En önemli kısmı ise; birisini affetme duygusunu hissetmeniz için önce kişiyi yargılamalısınız. Bir sonuç ile suçlamalısınız. Yani enerjinizi sıkıştırmalısınız. Sonra da bir açıklama bulup bilgiyi değiştirerek enerjinizi genişletip sorunu çözdüğünüzü hissettiğinizi sanırsınız. Sıkışıklıktan nefes almaya geçen bir akış olduğu için “konuyu hallettim” zannedersiniz. Yani zihinden onay alırsınız. Oysa ki bilinç düzeyinde sadece bir süre için konuyu ertelemişsinizdir. O zaman yapılacak şey nedir? Affetme ihtiyacı duyduğunuz kişi ile ilgili tüm bilgilerle karşı karşıya gelip (buna yüzleşmek deniyor ki bununda enerjisi yargı ve manipüledir) bu bilgilerin farkına varıp, o anda bunları içselleştirme sürecine girebiliyorsanız girip, daha zamanı değil diyorsanız sonra dönüp bakmak üzere bir yere koymalısınız. Bir yere koyduğunuz bilgi de yavaş yavaş size “farkındalık” enerjisi verir; orada olduğunu bilirsiniz ve bir süre sonra olgunlaşır. Hazır olduğunuzda da; “tamam anladım tam da resim bu, her şeyin farkındayım ve ilerlemeye hazırım” dediğinizde zaten farkındalığınız o kişi ile ilgili tamamen değişmiş ve dönüşmüştür. Ayrıca hepimizin eşit olduğu bu dünyada nasıl bir üstünlüğümüz var da bir başkasını affedeceğiz. Bunu söyleyen ego bilişiniz değil; uyanın. 

Yani ne mi yapmalıyız? Onu bağrımıza basmalıyız. Sevmeliyiz. Varlığımız için şükretmeliyiz. Dünyaya gelmemize aracı olduğu için şükran duygumuzu sunmalıyız. Eğer yaşadıklarımız için ona söyleme ihtiyacında olduğumuz duygular var ise ve bunları söylemek istiyorsak; içine yargı, eleştiri, suçlama ifade eden kelimeler katmadan cümleler kurmalıyız.

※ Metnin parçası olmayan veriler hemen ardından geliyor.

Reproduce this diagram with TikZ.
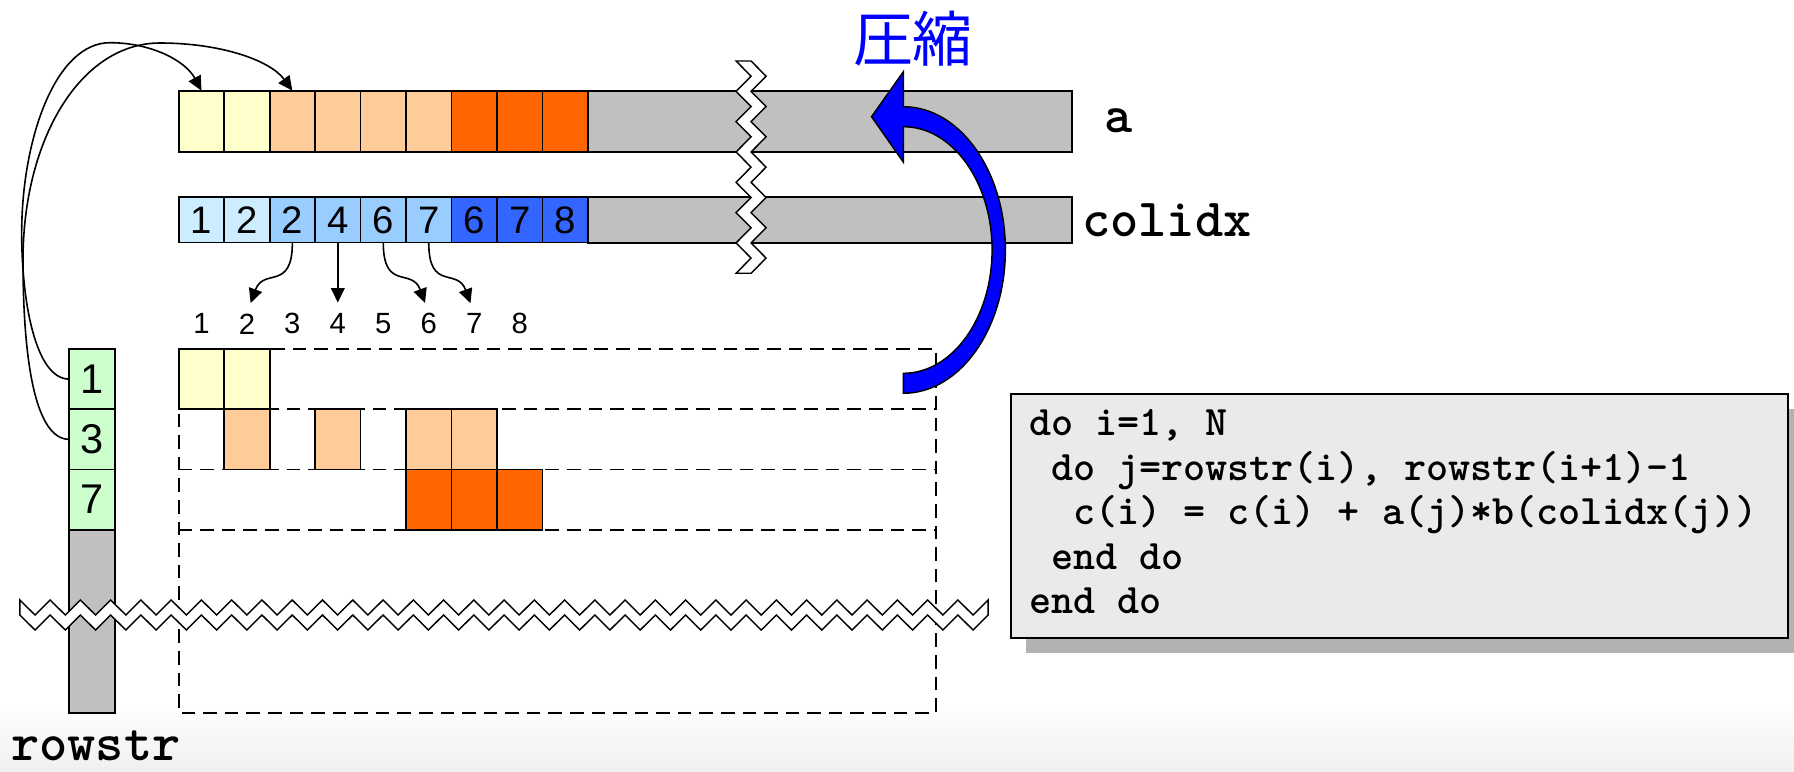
\documentclass[tikz,border=0pt]{standalone}
\usepackage{fontspec}
\setmainfont{Liberation Sans}
\newfontfamily\jpfont{Noto Sans CJK JP}
\usepackage{xcolor}
\usepackage{tikz}
\usetikzlibrary{arrows.meta}
\definecolor{valpale}{RGB}{255,255,204}
\definecolor{valmid}{RGB}{255,204,153}
\definecolor{valdark}{RGB}{255,102,0}
\definecolor{idxpale}{RGB}{204,236,255}
\definecolor{idxmid}{RGB}{153,204,255}
\definecolor{idxdark}{RGB}{51,102,255}
\definecolor{ptrgreen}{RGB}{204,255,204}
\definecolor{restgray}{RGB}{192,192,192}
\definecolor{codebg}{RGB}{234,234,234}

\begin{document}
\begin{tikzpicture}[
    cell/.style={draw, minimum width=1cm, inner sep=0pt, outer sep=0pt, line width=1.1pt},
    valcell/.style={cell, minimum height=1.35cm},
    idxcell/.style={cell, minimum height=1.0cm, font=\fontsize{24}{28}\selectfont},
    rowcell/.style={cell, minimum height=1.325cm, font=\fontsize{26}{30}\selectfont},
    rest/.style={draw, fill=restgray, line width=1.1pt},
    brk/.style={draw, fill=white, line width=0.9pt},
    mtx/.style={dash pattern=on 8.5pt off 5pt, line width=1.1pt},
    varname/.style={font=\ttfamily\bfseries\fontsize{33.6}{38}\selectfont, anchor=base west, inner sep=0pt},
    codeline/.style={font=\ttfamily\bfseries\fontsize{26.3}{30}\selectfont, anchor=base west, inner sep=0pt},
    colnum/.style={font=\fontsize{18.3}{22}\selectfont, inner sep=0pt},
    arr/.style={-{Triangle[length=9pt, width=8.5pt]}, line width=1pt},
    idxarr/.style={arr, shorten >=6.8pt},
]
\useasboundingbox (-3.931,-9.283) rectangle (35.531,7.677);
\fill[white] (-3.931,-9.283) rectangle (35.531,7.677);
\shade[top color=white, bottom color=black!6] (-3.931,-7.8) rectangle (35.531,-9.283);

% value array a
\draw[rest] (9,4.333) rectangle (19.65,5.682);
\foreach \c [count=\i] in {valpale,valpale,valmid,valmid,valmid,valmid,valdark,valdark,valdark}
    \node[valcell, fill=\c] (a\i) at (\i-0.5,5.008) {};
\node[varname] (alabel) at (20.35,4.76) {a};

% column index array
\draw[rest] (9,2.338) rectangle (19.65,3.344);
\foreach \v/\c [count=\i] in {1/idxpale,2/idxpale,2/idxmid,4/idxmid,6/idxmid,7/idxmid,6/idxdark,7/idxdark,8/idxdark}
    \node[idxcell, fill=\c] (c\i) at (\i-0.5,2.841) {\v};
\node[varname] (clabel) at (19.87,2.47) {colidx};

% break across both arrays
\draw[brk] (12.26,6.335) -- ++(0.33,0)
    foreach \k in {1,...,14} {-- ++({0.66*mod(\k,2)-0.33},-0.3335)} -- ++(-0.33,0)
    foreach \k in {1,...,14} {-- ++({0.66*mod(\k,2)-0.33},0.3335)} -- cycle;

% row pointers
\foreach \v [count=\i] in {1,3,7}
    \node[rowcell, fill=ptrgreen] (r\i) at (-1.907,{-0.6625-1.325*(\i-1)}) {\v};
\draw[rest] (-2.407,-3.975) rectangle (-1.407,-8.0);
\node[varname] (rlabel) at (-3.689,-9.05) {rowstr};

% sparse matrix
\draw[mtx] (0,0) rectangle (16.65,-8);
\foreach \y in {-1.325,-2.65,-3.975}
    \draw[mtx] (0,\y) -- (16.65,\y);
\foreach \r/\j/\c in {1/1/valpale,1/2/valpale,2/2/valmid,2/4/valmid,2/6/valmid,2/7/valmid,3/6/valdark,3/7/valdark,3/8/valdark}
    \node[rowcell, fill=\c] (m\r\j) at (\j-0.5,{-0.6625-1.325*(\r-1)}) {};
\foreach \j in {1,...,8}
    \node[colnum] (n\j) at (\j-0.5,0.554) {\j};

% break across matrix and pointers
\draw[brk] (-3.493,-5.521)
    foreach \k in {1,...,64} {-- ++(0.3328,{0.33-0.66*mod(\k,2)})} -- ++(0,-0.33)
    foreach \k in {1,...,64} {-- ++(-0.3328,{0.33-0.66*mod(\k,2)})} -- cycle;

% rowstr -> a
\draw[arr] (r1.west) .. controls (-3.161,-0.6625) and (-3.454,1.078) .. (-3.454,2.552)
    .. controls (-3.454,4.597) and (-2.721,6.738) .. (-1.511,6.738)
    .. controls (-0.631,6.738) and (0.139,6.357) .. (a1.north);
\draw[arr] (r2.west) .. controls (-3.161,-1.9875) and (-3.425,-0.242) .. (-3.425,1.958)
    .. controls (-3.425,4.597) and (-2.171,6.731) .. (-0.411,6.731)
    .. controls (0.908,6.731) and (2.008,6.357) .. (a3.north);

% colidx -> column numbers
\draw[idxarr] (c3.south) to[out=-90, in=70, looseness=1.5] (n2.north);
\draw[idxarr] (c4.south) -- (n4.north);
\draw[idxarr] (c5.south) to[out=-90, in=110, looseness=1.5] (n6.north);
\draw[idxarr] (c6.south) to[out=-90, in=110, looseness=1.5] (n7.north);

% compression arrow
\filldraw[fill=blue, draw=black, line width=0.9pt] (15.94,6.10) -- (15.24,5.11) -- (15.94,4.11) -- (15.94,4.89)
    arc[start angle=90, end angle=-90, x radius=1.951, y radius=2.712] -- (15.94,-0.974)
    arc[start angle=-90, end angle=90, x radius=2.244, y radius=3.152] -- cycle;
\node[font=\jpfont\fontsize{37.5}{40}\selectfont, text=blue, inner sep=0pt] (press) at (16.15,6.82) {圧縮};

% CRS loop
\fill[black!30] (18.64,-1.32) rectangle (35.73,-6.68);
\draw[fill=codebg, line width=1.2pt] (18.309,-0.990) rectangle (35.40,-6.351);
\node[codeline] (l1) at (18.70,-1.903) {do i=1, N};
\node[codeline] (l2) at (18.70,-2.882) {\hphantom{d}do j=rowstr(i), rowstr(i+1)-1};
\node[codeline] (l3) at (18.70,-3.861) {\hphantom{dd}c(i) = c(i) + a(j)*b(colidx(j))};
\node[codeline] (l4) at (18.70,-4.840) {\hphantom{d}end do};
\node[codeline] (l5) at (18.70,-5.819) {end do};
\end{tikzpicture}
\end{document}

Örn: Baba bazen düşünüyorum da keşke çocukluğuma dönebilsek ve beraber top koştursak. Nefis olmaz mıydı? Suratımızda gülümseyen bir ifadeyle. Duygusu ise şu: bunu yapmak için vakit geçmiş olabilir ama hadi gidip deniz kenarında yürüyelim 🙂 Erkek erkeğe laflayalım.

Her eyleminizi, cümlenizi, duygunuzu buna uyumlayarak yapmaya çalıştıkça şövalye arenaya çıkamayacak. Kılıcı ve elbisesi hep bakımlı ve hazır olacak ama kullanılamayacak. Ve bir süre sonra da görevini unutma noktasına gelecek. Aynı kullanılmayan bir eşyanın zaman ile yıpranarak işlevselliğini yitirmesi gibi…

Zihinde şövalyeler bitmez. O her zaman buna hazır olarak yapılandırılmış… O zaman karar vermeliyiz; Bu hayatta kral ya da kraliçe olmaya karar vermek sana mı ait olmalı yoksa zihne mi? Unutmayın, krallıklar yüzyıllar boyunca gücü elinde tutabilen insanların yönetiminde varlığını sürdürmüştür.

O zaman güce sahip olan kim? Kurallar kimin kalemiyle yazılacak? Kendi yaşam senaryonu yazmaya hazır mısın? Var olan her şeyin farkındayım. “Zaman” ve “olması gerekenler” kavramlarının hepsine sahibim. Şimdi yeni sayfamı yazıyorum.